Two Duke Energy solar facilities get green light from N.C. regulators

Duke Energy Solar facilities
Image courtesy of Duke Energy.

Duke Energy today received regulatory approval from the North Carolina Utilities Commission (NCUC) to construct solar facilities in Davie and Union counties.

  • The 60-megawatt (MW) Monroe Solar Facility on 2272 S. Rocky River Road near Monroe in Union County will be located on a 400-acre site. Strata Solar in Chapel Hill will design and build the project.
  • The 15.4-MW Mocksville Solar Facility in Davie County will use about 110 acres of land. The project will be located at 197 Crawford Road in Mocksville. Crowder Construction in Charlotte will serve as the project engineering, procurement and construction lead.
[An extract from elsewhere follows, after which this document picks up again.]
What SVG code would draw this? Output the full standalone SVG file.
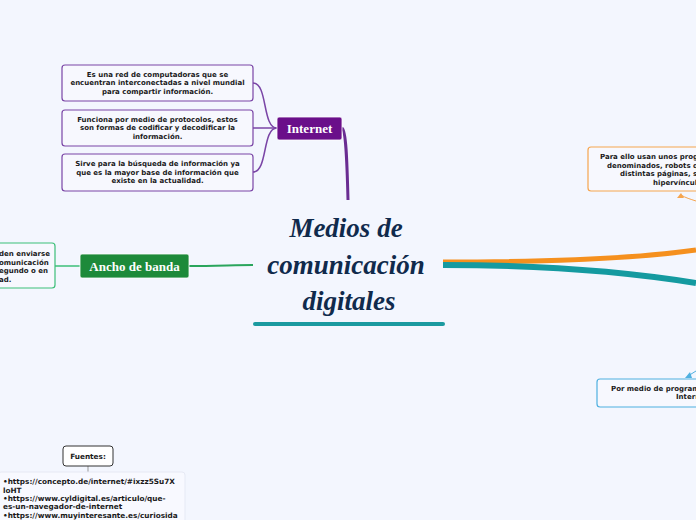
<svg xmlns="http://www.w3.org/2000/svg" width="696" height="520" viewBox="0 0 696 520">
<defs>
<style>
.bg{fill:#f3f6fe}
.t{font-family:"DejaVu Sans",Verdana,sans-serif;font-weight:bold;font-size:7px;fill:#1a1a1a}
.f{font-size:7.3px}
.tc{text-anchor:middle}
.lbl{font-family:"Liberation Serif","DejaVu Serif",serif;font-weight:bold;font-size:13px;fill:#ffffff;text-anchor:middle}
.title{font-family:"Liberation Serif","DejaVu Serif",serif;font-style:italic;font-weight:bold;font-size:27px;fill:#102a4c;text-anchor:middle}
.pbox{fill:#f7f8fe;stroke:#7a45a6;stroke-width:1.2}
</style>
</defs>
<rect class="bg" x="0" y="0" width="696" height="520"/>

<g id="connectors" fill="none">
  <path d="M342,128 C346,130 347,160 348,200" stroke="#6a2d92" stroke-width="3"/>
  <path d="M253,83 C268,83 262,128 277,128" stroke="#7a45a6" stroke-width="1.5"/>
  <path d="M253,128 L277,128" stroke="#7a45a6" stroke-width="1.5"/>
  <path d="M253,172 C268,172 262,128 277,128" stroke="#7a45a6" stroke-width="1.5"/>
  <path d="M189,266 C215,266 235,265 253,265" stroke="#2aa55c" stroke-width="2"/>
  <path d="M55,266 L80,266" stroke="#3cbf78" stroke-width="1.5"/>
  <path d="M443,262 C560,262 640,258 696,250" stroke="#f5901e" stroke-width="5"/>
  <path d="M443,265 C560,265 640,274 696,283" stroke="#149aa0" stroke-width="6"/>
  <path d="M696,201 C690,199 686,198 681,195" stroke="#f6a54e" stroke-width="1"/>
  <path d="M677,198 L681,193 L684,198 Z" fill="#f6a54e" stroke="none"/>
  <path d="M696,371 C693,373 691,374 688,376" stroke="#4fb0e0" stroke-width="1"/>
  <path d="M685,378 L690,372 L692,378 Z" fill="#4fb0e0" stroke="none"/>
  <path d="M88,466 L88,472" stroke="#999999" stroke-width="1"/>
</g>

<g id="center">
  <text class="title" x="346" y="237">Medios de</text>
  <text class="title" x="346" y="274">comunicación</text>
  <text class="title" x="349" y="310">digitales</text>
  <line x1="255" y1="324" x2="443" y2="324" stroke="#1b9aa0" stroke-width="4" stroke-linecap="round"/>
</g>

<g id="internet">
  <rect x="277" y="117" width="65" height="23" rx="2" fill="#6a0f8a" stroke="#ffffff" stroke-width="0.8"/>
  <text class="lbl" x="309.5" y="132.5">Internet</text>
</g>

<g id="internet-1">
  <rect class="pbox" x="62" y="65" width="191" height="36" rx="3"/>
  <text class="t tc" x="157.5" y="76.5">Es una red de computadoras que se</text>
  <text class="t tc" x="157.5" y="85">encuentran interconectadas a nivel mundial</text>
  <text class="t tc" x="157.5" y="93.5">para compartir información.</text>
</g>
<g id="internet-2">
  <rect class="pbox" x="62" y="110" width="191" height="36" rx="3"/>
  <text class="t tc" x="157.5" y="121.5">Funciona por medio de protocolos, estos</text>
  <text class="t tc" x="157.5" y="130">son formas de codificar y decodificar la</text>
  <text class="t tc" x="157.5" y="138.5">información.</text>
</g>
<g id="internet-3">
  <rect class="pbox" x="62" y="154" width="191" height="37" rx="3"/>
  <text class="t tc" x="157.5" y="166">Sirve para la búsqueda de información ya</text>
  <text class="t tc" x="157.5" y="174.5">que es la mayor base de información que</text>
  <text class="t tc" x="157.5" y="183">existe en la actualidad.</text>
</g>

<g id="ancho">
  <rect x="80" y="254" width="109" height="24" rx="2" fill="#1d8a3a" stroke="#ffffff" stroke-width="0.8"/>
  <text class="lbl" x="134.5" y="270.5">Ancho de banda</text>
</g>
<g id="ancho-1">
  <rect x="-5" y="243" width="60" height="45" rx="3" fill="#f7f8fe" stroke="#3cbf78" stroke-width="1.2"/>
  <text class="t" x="-1" y="256">den enviarse</text>
  <text class="t" x="-1" y="264.5">omunicación</text>
  <text class="t" x="-1" y="273">egundo o en</text>
  <text class="t" x="-1" y="281.5">ad.</text>
</g>

<g id="orange-note">
  <rect x="588" y="147" width="120" height="44" rx="3" fill="#f7f8fe" stroke="#f6a54e" stroke-width="1.2"/>
  <text class="t" x="600" y="159">Para ello usan unos prog</text>
  <text class="t" x="607" y="167.5">denominados, robots q</text>
  <text class="t" x="620" y="176">distintas páginas, s</text>
  <text class="t" x="653" y="184.5">hipervínculo</text>
</g>

<g id="blue-note">
  <rect x="597" y="379" width="110" height="28" rx="3" fill="#f7f8fe" stroke="#4fb0e0" stroke-width="1.2"/>
  <text class="t" x="611" y="390.5">Por medio de program</text>
  <text class="t" x="676" y="399">Intern</text>
</g>

<g id="fuentes">
  <rect x="63" y="446" width="50" height="20" rx="3" fill="#ffffff" stroke="#333333" stroke-width="1"/>
  <text class="t f tc" x="88" y="458.5">Fuentes:</text>
</g>
<g id="fuentes-list">
  <rect x="-2" y="472" width="187" height="60" rx="3" fill="#f8f9ff" stroke="#e6e9f4" stroke-width="1"/>
  <text class="t f" x="3" y="484">•https://concepto.de/internet/#ixzz5Su7X</text>
  <text class="t f" x="3" y="492.5">loHT</text>
  <text class="t f" x="3" y="500.5">•https://www.cyldigital.es/articulo/que-</text>
  <text class="t f" x="3" y="509">es-un-navegador-de-internet</text>
  <text class="t f" x="3" y="517.5">•https://www.muyinteresante.es/curiosida</text>
</g>
</svg>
“These projects are part of our planned expansion of solar in North Carolina,” said Rob Caldwell, senior vice president, Distributed Energy Resources. “With the state third in the nation for installed solar power, we are committed to growing renewable energy in a sustainable way that benefits all customers.”

Both projects will be owned and operated by Duke Energy Carolinas and will help meet North Carolina’s Renewable Energy and Energy Efficiency Portfolio Standard.
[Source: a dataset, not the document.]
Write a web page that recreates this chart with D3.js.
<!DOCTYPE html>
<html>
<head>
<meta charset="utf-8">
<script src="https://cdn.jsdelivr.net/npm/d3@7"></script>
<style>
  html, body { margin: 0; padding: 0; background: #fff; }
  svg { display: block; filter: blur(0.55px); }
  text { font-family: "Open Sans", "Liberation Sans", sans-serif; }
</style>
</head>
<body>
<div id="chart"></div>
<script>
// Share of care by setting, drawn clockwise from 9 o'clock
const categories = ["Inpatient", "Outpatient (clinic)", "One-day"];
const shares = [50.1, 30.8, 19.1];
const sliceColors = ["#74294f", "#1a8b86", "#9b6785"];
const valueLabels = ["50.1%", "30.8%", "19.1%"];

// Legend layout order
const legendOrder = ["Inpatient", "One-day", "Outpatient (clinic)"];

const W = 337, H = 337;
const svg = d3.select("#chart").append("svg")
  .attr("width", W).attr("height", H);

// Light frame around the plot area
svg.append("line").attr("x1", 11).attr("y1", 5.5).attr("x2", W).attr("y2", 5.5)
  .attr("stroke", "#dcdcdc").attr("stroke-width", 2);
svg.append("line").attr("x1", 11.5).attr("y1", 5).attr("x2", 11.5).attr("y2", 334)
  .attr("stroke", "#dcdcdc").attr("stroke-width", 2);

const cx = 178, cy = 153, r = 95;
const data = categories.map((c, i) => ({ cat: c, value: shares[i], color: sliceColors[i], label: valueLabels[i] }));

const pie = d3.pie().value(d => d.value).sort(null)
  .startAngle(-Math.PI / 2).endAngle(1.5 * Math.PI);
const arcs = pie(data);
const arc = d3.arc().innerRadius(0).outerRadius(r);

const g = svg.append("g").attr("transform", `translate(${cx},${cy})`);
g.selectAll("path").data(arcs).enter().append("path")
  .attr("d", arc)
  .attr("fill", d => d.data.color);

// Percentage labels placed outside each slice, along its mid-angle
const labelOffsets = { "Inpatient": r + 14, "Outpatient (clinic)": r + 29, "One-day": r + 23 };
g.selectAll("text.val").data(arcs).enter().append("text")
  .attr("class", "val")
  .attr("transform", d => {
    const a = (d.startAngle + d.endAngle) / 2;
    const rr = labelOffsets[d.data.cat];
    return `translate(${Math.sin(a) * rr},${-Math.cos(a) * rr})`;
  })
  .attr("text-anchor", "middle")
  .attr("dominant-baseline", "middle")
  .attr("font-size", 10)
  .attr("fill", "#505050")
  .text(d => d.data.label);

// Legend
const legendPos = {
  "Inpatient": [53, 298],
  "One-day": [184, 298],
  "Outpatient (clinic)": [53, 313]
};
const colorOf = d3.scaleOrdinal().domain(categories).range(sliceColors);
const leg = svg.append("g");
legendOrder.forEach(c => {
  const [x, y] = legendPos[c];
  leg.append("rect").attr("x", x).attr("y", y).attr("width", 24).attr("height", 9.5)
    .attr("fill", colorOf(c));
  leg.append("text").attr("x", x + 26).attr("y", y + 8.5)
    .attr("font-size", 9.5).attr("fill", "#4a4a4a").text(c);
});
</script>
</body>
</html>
Duke Energy utilities continue to invest heavily in solar energy in North Carolina as part of its effort to deliver increasingly clean energy to customers. The company recently completed construction of around 140 MWs of capacity at four major solar facilities in the North Carolina counties of Bladen, Duplin, Onslow and Wilson. A project in Rowan County is awaiting NCUC approval.

Over the past eight years, Duke Energy, through its regulated and commercial businesses, has invested more than $4 billion in wind and solar facilities in 13 states. The company plans to invest about $3 billion in renewable energy over the next five years.

In 2015 alone, Duke Energy added 300 MW of solar energy capacity in North Carolina. In total, Duke Energy companies, both regulated and commercial, have installed about 450 MW of solar energy in the state, enough to power 85,000 average homes at peak production. Duke Energy companies have more than 35 solar facilities in the state.